What is required:
What is to be printed is the span of lines starting at the one containing "Give me the TikZ source for this diagram." and ending at the one containing "(0,0) rectangle (666,345);", reproduced exactly with pictures left out.

-- start of Data listing --

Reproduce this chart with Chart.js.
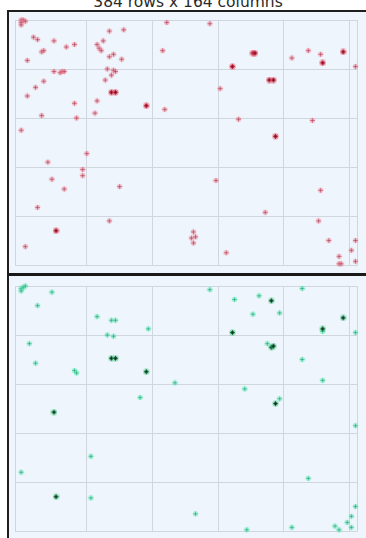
<!DOCTYPE html>
<html>
<head>
<meta charset="utf-8">
<script src="https://cdn.jsdelivr.net/npm/chart.js@4.4.1/dist/chart.umd.min.js"></script>
<style>
  html, body { margin: 0; padding: 0; background: #fff; }
  body { width: 366px; height: 538px; overflow: hidden; position: relative; }
  #title {
    position: absolute; left: 0; top: -6px; width: 376px;
    text-align: center; font: 15.5px "DejaVu Sans", sans-serif; line-height: 16px;
    color: #2a2a2a; white-space: nowrap;
  }
  .panel {
    position: absolute; left: 7px; width: 400px;
    background: #eef5fc; border-left: 2px solid #1e1e1e;
  }
  #p1 { top: 10px; height: 263px; border-top: 2px solid #1e1e1e; }
  #p2 { top: 276px; height: 270px; }
  .sep { position: absolute; left: 7px; top: 273px; width: 400px; height: 3px; background: #1a1a1a; }
  canvas { position: absolute; left: 0; top: 0; }
</style>
</head>
<body>
<div id="title">384 rows x 164 columns</div>
<div class="panel" id="p1"><canvas id="topChart" width="357" height="261"></canvas></div>
<div class="sep"></div>
<div class="panel" id="p2"><canvas id="bottomChart" width="357" height="262"></canvas></div>

<script>
// grid positions (column / row index)
const columnGrid = [-3, 32, 64, 96, 128, 160, 164];
const rowGrid = [0, 40, 80, 120, 160, 200];

// upper panel, light entries
const redLightCols = [0, 1, 0, 0, 2, 6, 8, 16, 22, 26, 10, 11, 3, 16, 19, 20, 21, 11, 7, 3, 26, 10, 27, 0, 32, 13, 30, 30, 15, 21, 8, 2, 43, 48, 36, 37, 41, 44, 42, 45, 46, 43, 45, 49, 37, 38, 39, 40, 43, 50, 71, 92, 69, 70, 97, 106, 132, 140, 146, 163, 142, 95, 146, 119, 145, 150, 84, 85, 83, 84, 100, 163, 161, 155, 155, 156, 163];
const redLightRows = [0, 0, 2, 4, 1, 14, 16, 17, 22, 20, 26, 25, 33, 42, 43, 42, 42, 50, 55, 62, 68, 78, 80, 90, 109, 116, 122, 127, 130, 138, 153, 185, 164, 136, 76, 66, 49, 45, 40, 41, 42, 30, 28, 32, 20, 23, 25, 17, 9, 8, 2, 3, 25, 73, 56, 81, 31, 25, 28, 38, 82, 131, 139, 157, 164, 180, 173, 177, 178, 182, 190, 180, 188, 193, 199, 199, 197];

// upper panel, strong entries
const redDarkCols = [17, 44, 46, 61, 103, 113, 114, 121, 123, 124, 147, 157];
const redDarkRows = [172, 59, 59, 70, 38, 27, 27, 49, 49, 95, 35, 26];

// lower panel, light entries
const greenLightCols = [0, 1, 2, 0, 15, 8, 37, 44, 46, 42, 45, 62, 4, 7, 26, 27, 75, 58, 0, 34, 34, 85, 110, 92, 104, 116, 113, 126, 120, 137, 147, 163, 137, 147, 109, 126, 163, 140, 132, 163, 161, 159, 153, 155, 161];
const greenLightRows = [2, 1, 0, 4, 5, 16, 25, 28, 28, 40, 41, 35, 47, 63, 69, 71, 79, 91, 152, 139, 173, 186, 199, 3, 11, 8, 23, 22, 47, 2, 37, 38, 60, 77, 84, 92, 114, 157, 197, 180, 188, 193, 196, 199, 197];

// lower panel, strong entries
const greenDarkCols = [44, 46, 61, 16, 17, 122, 103, 122, 123, 157, 147, 124];
const greenDarkRows = [59, 59, 70, 103, 172, 12, 38, 50, 49, 26, 35, 96];

// small blurred "+" marker drawn on an offscreen canvas
function makeMarker(halo, arm, core, coreSize, r) {
  const c = document.createElement('canvas');
  c.width = 7; c.height = 7;
  const g = c.getContext('2d');
  g.fillStyle = halo;
  g.beginPath(); g.arc(3.5, 3.5, r, 0, Math.PI * 2); g.fill();
  g.fillStyle = arm;
  g.fillRect(3, 1, 1, 5);
  g.fillRect(1, 3, 5, 1);
  g.fillStyle = core;
  g.fillRect(3.5 - coreSize / 2, 3.5 - coreSize / 2, coreSize, coreSize);
  return c;
}

const redLight = makeMarker('rgba(240,120,140,0.4)', 'rgba(222,110,130,0.85)', '#9c5566', 1.6, 2.8);
const redDark = makeMarker('rgba(232,80,100,0.55)', '#c8304a', '#8e0c22', 2.6, 3.2);
const greenLight = makeMarker('rgba(70,230,170,0.4)', 'rgba(70,220,165,0.85)', '#4f8f7a', 1.6, 2.8);
const greenDark = makeMarker('rgba(50,200,120,0.45)', '#1f7a45', '#0c3320', 2.6, 3.2);

function points(cols, rows) {
  return cols.map((c, i) => ({ x: c, y: rows[i] }));
}

function series(cols, rows, marker) {
  return {
    data: points(cols, rows),
    pointStyle: marker,
    pointRadius: 3.5,
    showLine: false,
    clip: false,
  };
}

const gridColor = '#d0d6de';

function panelOptions(padding) {
  return {
    responsive: false,
    animation: false,
    events: [],
    layout: { padding: padding },
    plugins: { legend: { display: false }, tooltip: { enabled: false } },
    scales: {
      x: {
        type: 'linear', min: -3, max: 164,
        ticks: { display: false },
        grid: { color: gridColor, drawTicks: false },
        border: { display: false },
        afterBuildTicks: (s) => { s.ticks = columnGrid.map(v => ({ value: v })); },
      },
      y: {
        type: 'linear', min: 0, max: 200, reverse: true,
        ticks: { display: false },
        grid: { color: gridColor, drawTicks: false },
        border: { display: false },
        afterBuildTicks: (s) => { s.ticks = rowGrid.map(v => ({ value: v })); },
      },
    },
  };
}

// first dataset is painted on top
new Chart(document.getElementById('topChart'), {
  type: 'scatter',
  data: {
    datasets: [
      series(redDarkCols, redDarkRows, redDark),
      series(redLightCols, redLightRows, redLight),
    ],
  },
  options: panelOptions({ left: 6, top: 8, right: 8.5, bottom: 8 }),
});

new Chart(document.getElementById('bottomChart'), {
  type: 'scatter',
  data: {
    datasets: [
      series(greenDarkCols, greenDarkRows, greenDark),
      series(greenLightCols, greenLightRows, greenLight),
    ],
  },
  options: panelOptions({ left: 6, top: 10, right: 8.5, bottom: 7 }),
});
</script>
</body>
</html>
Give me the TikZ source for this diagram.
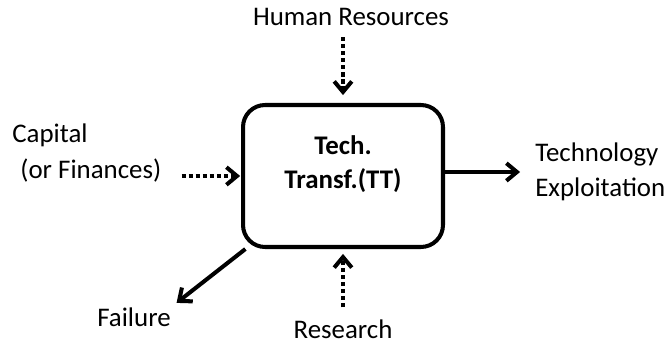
\documentclass[tikz,border=0pt]{standalone}
\usepackage{fontspec}
\setmainfont{Carlito}
\usetikzlibrary{arrows.meta}

\tikzset{
  lbl/.style={font=\fontsize{15.3}{20}\selectfont, align=left, inner sep=0pt},
  flow/.style={line width=2.3pt, -{Straight Barb[length=6pt,width=10pt,line width=2.3pt]}},
  dotflow/.style={flow, dash pattern=on 2.4pt off 1.6pt},
}

\begin{document}
\begin{tikzpicture}[x=0.02cm, y=-0.02cm]

\useasboundingbox (0,0) rectangle (666,345);

\node (tt) at (343,176) [rectangle, draw, line width=2.3pt, rounded corners=0.44cm,
  minimum width=4cm, minimum height=2.84cm, align=center,
  font=\fontsize{15.3}{19.5}\selectfont\bfseries] {Tech.\\Transf.(TT)\\[-4pt]\mbox{}};

\node (hr) at (351,17) [lbl] {Human Resources};
\node (capital) at (12,153) [lbl, anchor=west] {Capital\\\hspace{0.3em}(or Finances)};
\node (exploit) at (535,172) [lbl, anchor=west] {Technology\\Exploitation};
\node (fail) at (134,317) [lbl] {Failure};
\node (research) at (343,329) [lbl] {Research};

\draw[dotflow, shorten <=6.3pt, shorten >=4.5pt] (tt.north |- hr.south) -- (tt.north);
\draw[dotflow, shorten <=11.4pt, shorten >=0.5pt] (capital.east |- tt.west) -- (tt.west);
\draw[dotflow, shorten <=6.8pt, shorten >=2.8pt] (research.north) -- (tt.south);
\draw[flow, shorten >=8.5pt] (tt.east |- exploit.west) -- (exploit.west);
\draw[flow, shorten >=4pt] ([xshift=2.5pt]tt.south west) -- (fail.north east);

\end{tikzpicture}
\end{document}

-- end of Data listing --

Result for this task:
Give me the TikZ source for this diagram.
\documentclass[tikz,border=0pt]{standalone}
\usepackage{fontspec}
\setmainfont{Carlito}
\usetikzlibrary{arrows.meta}

\tikzset{
  lbl/.style={font=\fontsize{15.3}{20}\selectfont, align=left, inner sep=0pt},
  flow/.style={line width=2.3pt, -{Straight Barb[length=6pt,width=10pt,line width=2.3pt]}},
  dotflow/.style={flow, dash pattern=on 2.4pt off 1.6pt},
}

\begin{document}
\begin{tikzpicture}[x=0.02cm, y=-0.02cm]

\useasboundingbox (0,0) rectangle (666,345);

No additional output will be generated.